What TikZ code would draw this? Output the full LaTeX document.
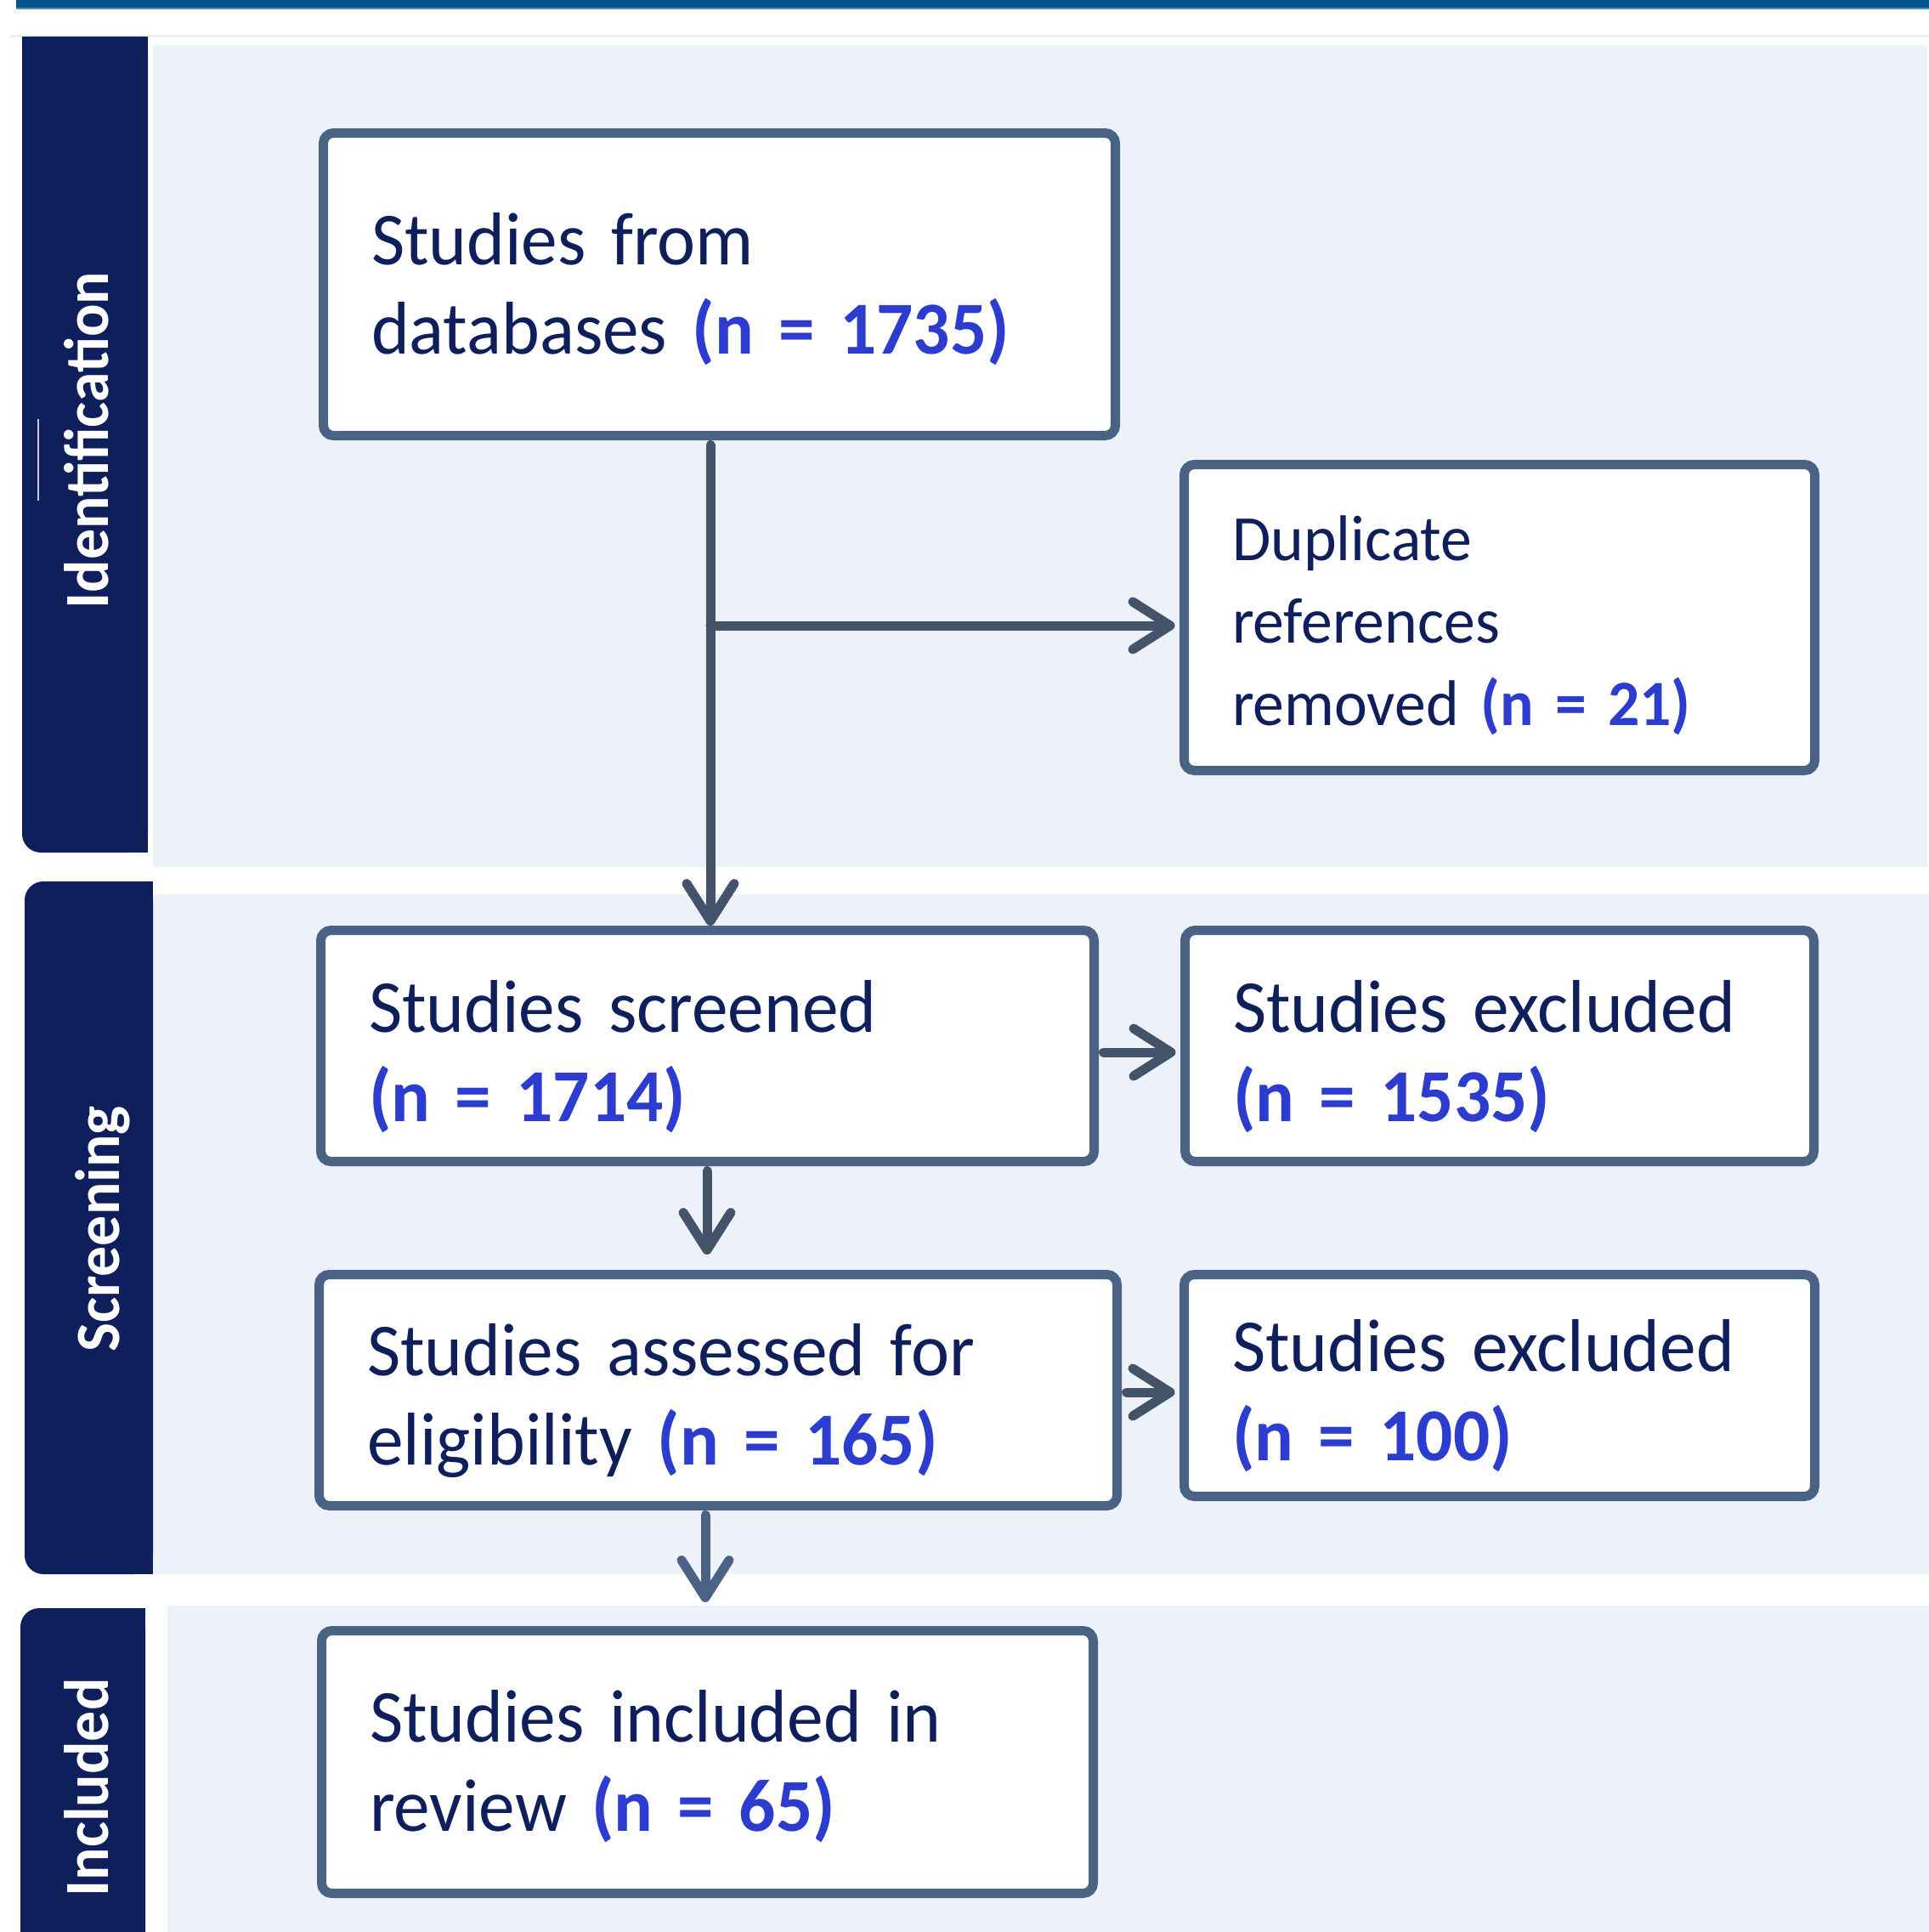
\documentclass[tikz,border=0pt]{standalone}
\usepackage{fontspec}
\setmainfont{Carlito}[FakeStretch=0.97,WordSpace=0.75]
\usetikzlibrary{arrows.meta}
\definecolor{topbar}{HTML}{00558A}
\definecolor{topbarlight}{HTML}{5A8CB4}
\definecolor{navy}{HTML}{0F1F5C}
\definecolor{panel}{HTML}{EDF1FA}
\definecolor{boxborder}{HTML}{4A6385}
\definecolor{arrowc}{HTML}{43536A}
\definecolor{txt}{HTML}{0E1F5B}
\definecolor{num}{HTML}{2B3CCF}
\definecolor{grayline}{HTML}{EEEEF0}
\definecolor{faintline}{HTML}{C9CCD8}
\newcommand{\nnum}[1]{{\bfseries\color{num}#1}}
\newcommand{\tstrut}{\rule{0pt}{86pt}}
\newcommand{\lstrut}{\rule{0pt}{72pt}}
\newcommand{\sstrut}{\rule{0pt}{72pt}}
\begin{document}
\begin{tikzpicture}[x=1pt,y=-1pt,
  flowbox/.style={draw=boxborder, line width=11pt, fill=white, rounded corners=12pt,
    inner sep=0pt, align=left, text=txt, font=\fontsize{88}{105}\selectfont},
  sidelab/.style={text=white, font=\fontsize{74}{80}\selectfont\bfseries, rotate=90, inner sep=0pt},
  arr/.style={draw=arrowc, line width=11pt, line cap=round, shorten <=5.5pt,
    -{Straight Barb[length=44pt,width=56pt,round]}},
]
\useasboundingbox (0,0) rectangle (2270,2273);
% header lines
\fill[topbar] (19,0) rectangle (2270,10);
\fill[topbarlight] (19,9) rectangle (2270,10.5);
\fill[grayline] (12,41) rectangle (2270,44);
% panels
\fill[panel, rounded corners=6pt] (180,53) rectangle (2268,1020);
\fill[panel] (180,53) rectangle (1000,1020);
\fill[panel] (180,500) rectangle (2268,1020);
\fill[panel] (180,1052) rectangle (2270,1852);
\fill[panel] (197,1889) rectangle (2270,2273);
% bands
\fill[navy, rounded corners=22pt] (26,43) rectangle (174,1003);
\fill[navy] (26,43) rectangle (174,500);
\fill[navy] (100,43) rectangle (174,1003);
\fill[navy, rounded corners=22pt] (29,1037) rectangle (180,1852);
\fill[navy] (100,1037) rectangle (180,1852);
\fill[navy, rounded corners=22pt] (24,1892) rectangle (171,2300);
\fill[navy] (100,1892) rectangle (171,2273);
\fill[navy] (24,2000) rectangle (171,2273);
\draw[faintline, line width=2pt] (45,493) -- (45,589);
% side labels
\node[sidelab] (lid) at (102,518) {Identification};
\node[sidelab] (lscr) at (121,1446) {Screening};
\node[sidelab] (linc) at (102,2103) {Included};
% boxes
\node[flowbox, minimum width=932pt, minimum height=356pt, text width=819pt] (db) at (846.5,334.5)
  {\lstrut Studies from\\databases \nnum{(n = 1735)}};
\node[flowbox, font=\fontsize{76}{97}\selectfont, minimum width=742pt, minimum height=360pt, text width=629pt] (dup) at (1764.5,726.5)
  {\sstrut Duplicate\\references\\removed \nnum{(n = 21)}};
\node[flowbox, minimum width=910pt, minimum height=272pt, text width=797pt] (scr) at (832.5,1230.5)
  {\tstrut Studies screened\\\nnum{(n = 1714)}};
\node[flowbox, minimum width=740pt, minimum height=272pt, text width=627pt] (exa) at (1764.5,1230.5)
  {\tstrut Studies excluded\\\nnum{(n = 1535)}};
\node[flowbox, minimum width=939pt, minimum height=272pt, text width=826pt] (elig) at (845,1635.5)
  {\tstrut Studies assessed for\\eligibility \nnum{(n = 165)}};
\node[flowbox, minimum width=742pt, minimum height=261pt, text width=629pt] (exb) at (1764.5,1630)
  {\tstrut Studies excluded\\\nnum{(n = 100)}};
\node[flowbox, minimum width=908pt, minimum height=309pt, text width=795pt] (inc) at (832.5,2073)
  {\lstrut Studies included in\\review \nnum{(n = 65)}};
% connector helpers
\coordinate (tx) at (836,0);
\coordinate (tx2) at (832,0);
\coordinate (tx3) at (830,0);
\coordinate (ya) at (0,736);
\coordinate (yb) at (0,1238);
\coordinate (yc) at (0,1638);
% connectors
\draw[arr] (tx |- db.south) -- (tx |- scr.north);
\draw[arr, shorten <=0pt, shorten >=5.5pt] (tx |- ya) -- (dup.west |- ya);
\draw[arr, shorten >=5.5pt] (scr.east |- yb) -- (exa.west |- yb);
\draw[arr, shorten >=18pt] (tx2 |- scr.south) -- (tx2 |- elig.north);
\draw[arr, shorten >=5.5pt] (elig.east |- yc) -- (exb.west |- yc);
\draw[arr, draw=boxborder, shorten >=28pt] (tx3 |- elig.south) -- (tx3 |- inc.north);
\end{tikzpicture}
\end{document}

============

EXERCISE OBJECTIVE:
All the lines above are to be given again exactly as they read, with the pictures removed.

ANSWER FOR THIS EXERCISE:
What TikZ code would draw this? Output the full LaTeX document.
\documentclass[tikz,border=0pt]{standalone}
\usepackage{fontspec}
\setmainfont{Carlito}[FakeStretch=0.97,WordSpace=0.75]
\usetikzlibrary{arrows.meta}
\definecolor{topbar}{HTML}{00558A}
\definecolor{topbarlight}{HTML}{5A8CB4}
\definecolor{navy}{HTML}{0F1F5C}
\definecolor{panel}{HTML}{EDF1FA}
\definecolor{boxborder}{HTML}{4A6385}
\definecolor{arrowc}{HTML}{43536A}
\definecolor{txt}{HTML}{0E1F5B}
\definecolor{num}{HTML}{2B3CCF}
\definecolor{grayline}{HTML}{EEEEF0}
\definecolor{faintline}{HTML}{C9CCD8}
\newcommand{\nnum}[1]{{\bfseries\color{num}#1}}
\newcommand{\tstrut}{\rule{0pt}{86pt}}
\newcommand{\lstrut}{\rule{0pt}{72pt}}
\newcommand{\sstrut}{\rule{0pt}{72pt}}
\begin{document}
\begin{tikzpicture}[x=1pt,y=-1pt,
  flowbox/.style={draw=boxborder, line width=11pt, fill=white, rounded corners=12pt,
    inner sep=0pt, align=left, text=txt, font=\fontsize{88}{105}\selectfont},
  sidelab/.style={text=white, font=\fontsize{74}{80}\selectfont\bfseries, rotate=90, inner sep=0pt},
  arr/.style={draw=arrowc, line width=11pt, line cap=round, shorten <=5.5pt,
    -{Straight Barb[length=44pt,width=56pt,round]}},
]
\useasboundingbox (0,0) rectangle (2270,2273);
% header lines
\fill[topbar] (19,0) rectangle (2270,10);
\fill[topbarlight] (19,9) rectangle (2270,10.5);
\fill[grayline] (12,41) rectangle (2270,44);
% panels
\fill[panel, rounded corners=6pt] (180,53) rectangle (2268,1020);
\fill[panel] (180,53) rectangle (1000,1020);
\fill[panel] (180,500) rectangle (2268,1020);
\fill[panel] (180,1052) rectangle (2270,1852);
\fill[panel] (197,1889) rectangle (2270,2273);
% bands
\fill[navy, rounded corners=22pt] (26,43) rectangle (174,1003);
\fill[navy] (26,43) rectangle (174,500);
\fill[navy] (100,43) rectangle (174,1003);
\fill[navy, rounded corners=22pt] (29,1037) rectangle (180,1852);
\fill[navy] (100,1037) rectangle (180,1852);
\fill[navy, rounded corners=22pt] (24,1892) rectangle (171,2300);
\fill[navy] (100,1892) rectangle (171,2273);
\fill[navy] (24,2000) rectangle (171,2273);
\draw[faintline, line width=2pt] (45,493) -- (45,589);
% side labels
\node[sidelab] (lid) at (102,518) {Identification};
\node[sidelab] (lscr) at (121,1446) {Screening};
\node[sidelab] (linc) at (102,2103) {Included};
% boxes
\node[flowbox, minimum width=932pt, minimum height=356pt, text width=819pt] (db) at (846.5,334.5)
  {\lstrut Studies from\\databases \nnum{(n = 1735)}};
\node[flowbox, font=\fontsize{76}{97}\selectfont, minimum width=742pt, minimum height=360pt, text width=629pt] (dup) at (1764.5,726.5)
  {\sstrut Duplicate\\references\\removed \nnum{(n = 21)}};
\node[flowbox, minimum width=910pt, minimum height=272pt, text width=797pt] (scr) at (832.5,1230.5)
  {\tstrut Studies screened\\\nnum{(n = 1714)}};
\node[flowbox, minimum width=740pt, minimum height=272pt, text width=627pt] (exa) at (1764.5,1230.5)
  {\tstrut Studies excluded\\\nnum{(n = 1535)}};
\node[flowbox, minimum width=939pt, minimum height=272pt, text width=826pt] (elig) at (845,1635.5)
  {\tstrut Studies assessed for\\eligibility \nnum{(n = 165)}};
\node[flowbox, minimum width=742pt, minimum height=261pt, text width=629pt] (exb) at (1764.5,1630)
  {\tstrut Studies excluded\\\nnum{(n = 100)}};
\node[flowbox, minimum width=908pt, minimum height=309pt, text width=795pt] (inc) at (832.5,2073)
  {\lstrut Studies included in\\review \nnum{(n = 65)}};
% connector helpers
\coordinate (tx) at (836,0);
\coordinate (tx2) at (832,0);
\coordinate (tx3) at (830,0);
\coordinate (ya) at (0,736);
\coordinate (yb) at (0,1238);
\coordinate (yc) at (0,1638);
% connectors
\draw[arr] (tx |- db.south) -- (tx |- scr.north);
\draw[arr, shorten <=0pt, shorten >=5.5pt] (tx |- ya) -- (dup.west |- ya);
\draw[arr, shorten >=5.5pt] (scr.east |- yb) -- (exa.west |- yb);
\draw[arr, shorten >=18pt] (tx2 |- scr.south) -- (tx2 |- elig.north);
\draw[arr, shorten >=5.5pt] (elig.east |- yc) -- (exb.west |- yc);
\draw[arr, draw=boxborder, shorten >=28pt] (tx3 |- elig.south) -- (tx3 |- inc.north);
\end{tikzpicture}
\end{document}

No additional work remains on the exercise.